Exercise task - Restate the whole listing word for word. Pictures are left out.

Dataset extract -
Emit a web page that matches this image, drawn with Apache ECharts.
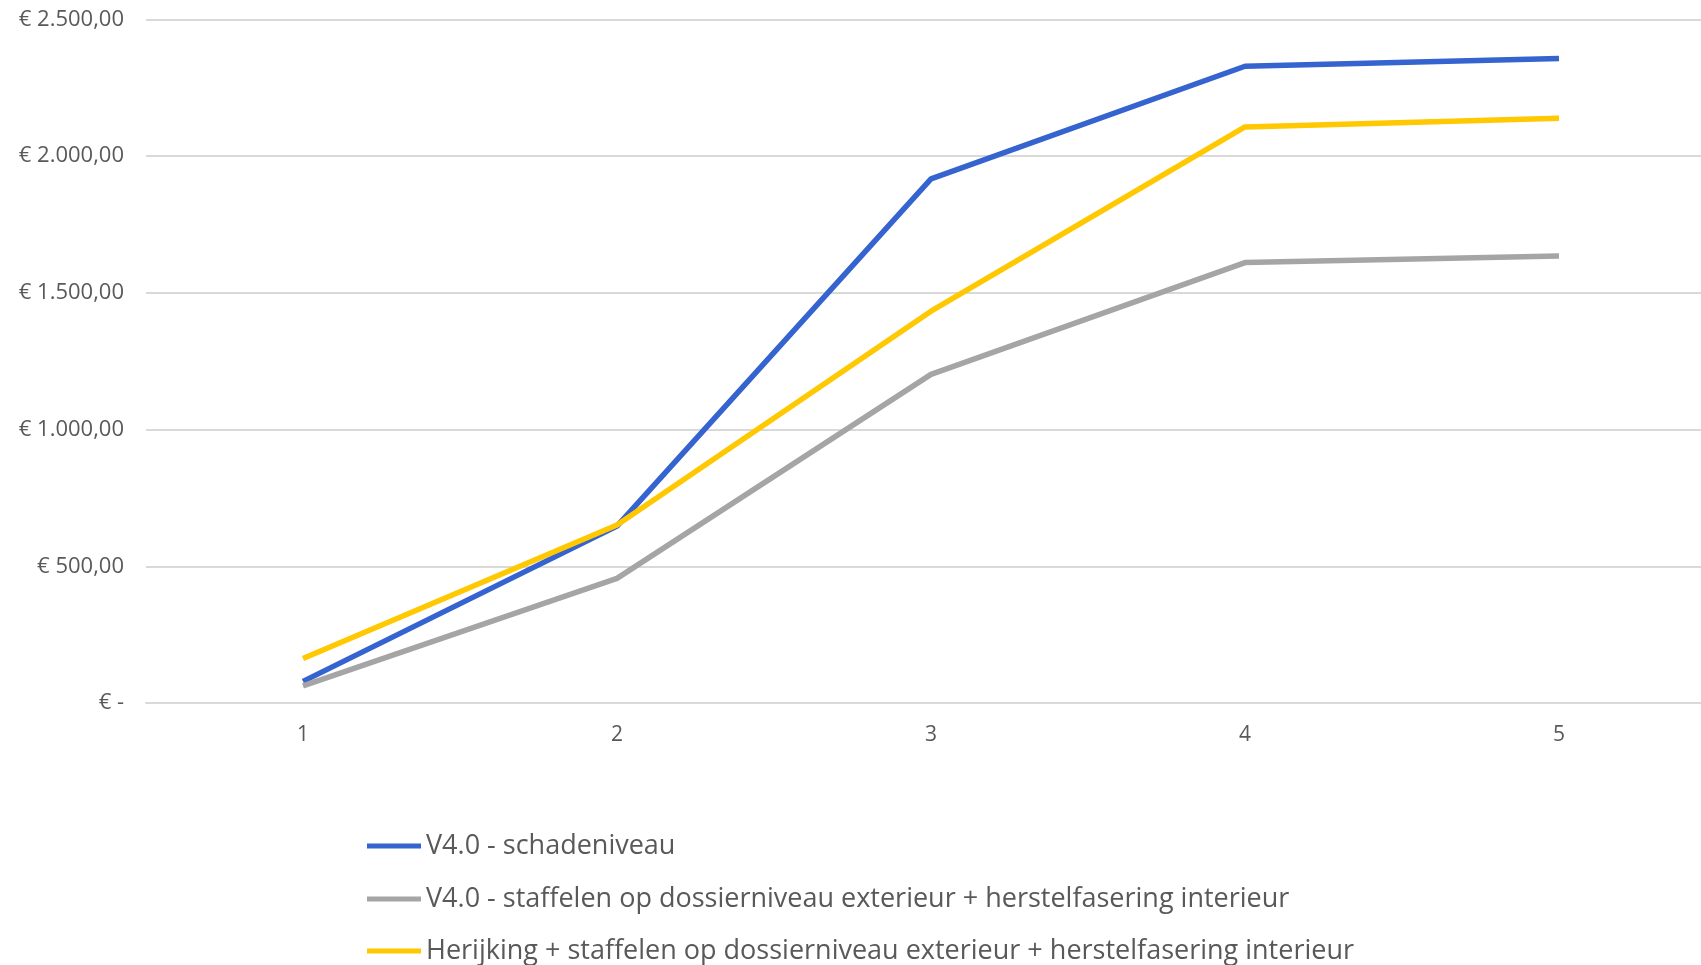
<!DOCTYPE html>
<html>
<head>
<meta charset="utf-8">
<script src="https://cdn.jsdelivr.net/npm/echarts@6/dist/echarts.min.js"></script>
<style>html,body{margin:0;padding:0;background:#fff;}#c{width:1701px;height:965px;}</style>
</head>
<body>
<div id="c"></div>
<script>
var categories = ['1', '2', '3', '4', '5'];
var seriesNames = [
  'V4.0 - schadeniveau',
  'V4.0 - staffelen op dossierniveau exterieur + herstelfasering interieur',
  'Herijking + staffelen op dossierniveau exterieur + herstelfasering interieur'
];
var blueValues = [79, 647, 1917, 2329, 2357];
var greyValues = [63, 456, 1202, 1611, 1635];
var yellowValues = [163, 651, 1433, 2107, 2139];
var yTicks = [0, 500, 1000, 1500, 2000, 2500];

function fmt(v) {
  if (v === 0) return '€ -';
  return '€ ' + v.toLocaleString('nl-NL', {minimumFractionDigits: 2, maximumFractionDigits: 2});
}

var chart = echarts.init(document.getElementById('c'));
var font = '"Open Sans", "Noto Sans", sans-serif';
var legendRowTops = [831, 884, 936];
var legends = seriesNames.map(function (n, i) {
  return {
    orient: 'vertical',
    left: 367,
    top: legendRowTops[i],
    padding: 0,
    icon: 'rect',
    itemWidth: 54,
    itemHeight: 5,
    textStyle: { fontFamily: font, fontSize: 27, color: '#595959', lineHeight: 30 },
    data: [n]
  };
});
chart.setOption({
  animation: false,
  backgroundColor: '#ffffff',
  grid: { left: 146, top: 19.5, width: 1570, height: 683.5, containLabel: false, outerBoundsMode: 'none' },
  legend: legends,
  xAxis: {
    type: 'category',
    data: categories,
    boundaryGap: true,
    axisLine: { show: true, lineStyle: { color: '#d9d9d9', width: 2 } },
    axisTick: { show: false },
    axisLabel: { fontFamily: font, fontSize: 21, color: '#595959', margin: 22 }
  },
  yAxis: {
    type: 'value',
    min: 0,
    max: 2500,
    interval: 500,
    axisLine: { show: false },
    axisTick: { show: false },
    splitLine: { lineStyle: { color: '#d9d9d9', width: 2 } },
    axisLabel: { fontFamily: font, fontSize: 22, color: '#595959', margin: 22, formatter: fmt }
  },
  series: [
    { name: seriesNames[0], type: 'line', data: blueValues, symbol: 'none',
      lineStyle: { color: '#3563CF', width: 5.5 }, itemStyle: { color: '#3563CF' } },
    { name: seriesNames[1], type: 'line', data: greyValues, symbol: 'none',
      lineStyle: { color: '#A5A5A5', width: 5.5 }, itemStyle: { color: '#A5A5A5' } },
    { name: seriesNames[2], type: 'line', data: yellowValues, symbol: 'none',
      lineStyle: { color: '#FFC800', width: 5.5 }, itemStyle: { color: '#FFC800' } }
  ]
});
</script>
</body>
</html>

Answer for this exercise -
Emit a web page that matches this image, drawn with Apache ECharts.
<!DOCTYPE html>
<html>
<head>
<meta charset="utf-8">
<script src="https://cdn.jsdelivr.net/npm/echarts@6/dist/echarts.min.js"></script>
<style>html,body{margin:0;padding:0;background:#fff;}#c{width:1701px;height:965px;}</style>
</head>
<body>
<div id="c"></div>
<script>
var categories = ['1', '2', '3', '4', '5'];
var seriesNames = [
  'V4.0 - schadeniveau',
  'V4.0 - staffelen op dossierniveau exterieur + herstelfasering interieur',
  'Herijking + staffelen op dossierniveau exterieur + herstelfasering interieur'
];
var blueValues = [79, 647, 1917, 2329, 2357];
var greyValues = [63, 456, 1202, 1611, 1635];
var yellowValues = [163, 651, 1433, 2107, 2139];
var yTicks = [0, 500, 1000, 1500, 2000, 2500];

function fmt(v) {
  if (v === 0) return '€ -';
  return '€ ' + v.toLocaleString('nl-NL', {minimumFractionDigits: 2, maximumFractionDigits: 2});
}

var chart = echarts.init(document.getElementById('c'));
var font = '"Open Sans", "Noto Sans", sans-serif';
var legendRowTops = [831, 884, 936];
var legends = seriesNames.map(function (n, i) {
  return {
    orient: 'vertical',
    left: 367,
    top: legendRowTops[i],
    padding: 0,
    icon: 'rect',
    itemWidth: 54,
    itemHeight: 5,
    textStyle: { fontFamily: font, fontSize: 27, color: '#595959', lineHeight: 30 },
    data: [n]
  };
});
chart.setOption({
  animation: false,
  backgroundColor: '#ffffff',
  grid: { left: 146, top: 19.5, width: 1570, height: 683.5, containLabel: false, outerBoundsMode: 'none' },
  legend: legends,
  xAxis: {
    type: 'category',
    data: categories,
    boundaryGap: true,
    axisLine: { show: true, lineStyle: { color: '#d9d9d9', width: 2 } },
    axisTick: { show: false },
    axisLabel: { fontFamily: font, fontSize: 21, color: '#595959', margin: 22 }
  },
  yAxis: {
    type: 'value',
    min: 0,
    max: 2500,
    interval: 500,
    axisLine: { show: false },
    axisTick: { show: false },
    splitLine: { lineStyle: { color: '#d9d9d9', width: 2 } },
    axisLabel: { fontFamily: font, fontSize: 22, color: '#595959', margin: 22, formatter: fmt }
  },
  series: [
    { name: seriesNames[0], type: 'line', data: blueValues, symbol: 'none',
      lineStyle: { color: '#3563CF', width: 5.5 }, itemStyle: { color: '#3563CF' } },
    { name: seriesNames[1], type: 'line', data: greyValues, symbol: 'none',
      lineStyle: { color: '#A5A5A5', width: 5.5 }, itemStyle: { color: '#A5A5A5' } },
    { name: seriesNames[2], type: 'line', data: yellowValues, symbol: 'none',
      lineStyle: { color: '#FFC800', width: 5.5 }, itemStyle: { color: '#FFC800' } }
  ]
});
</script>
</body>
</html>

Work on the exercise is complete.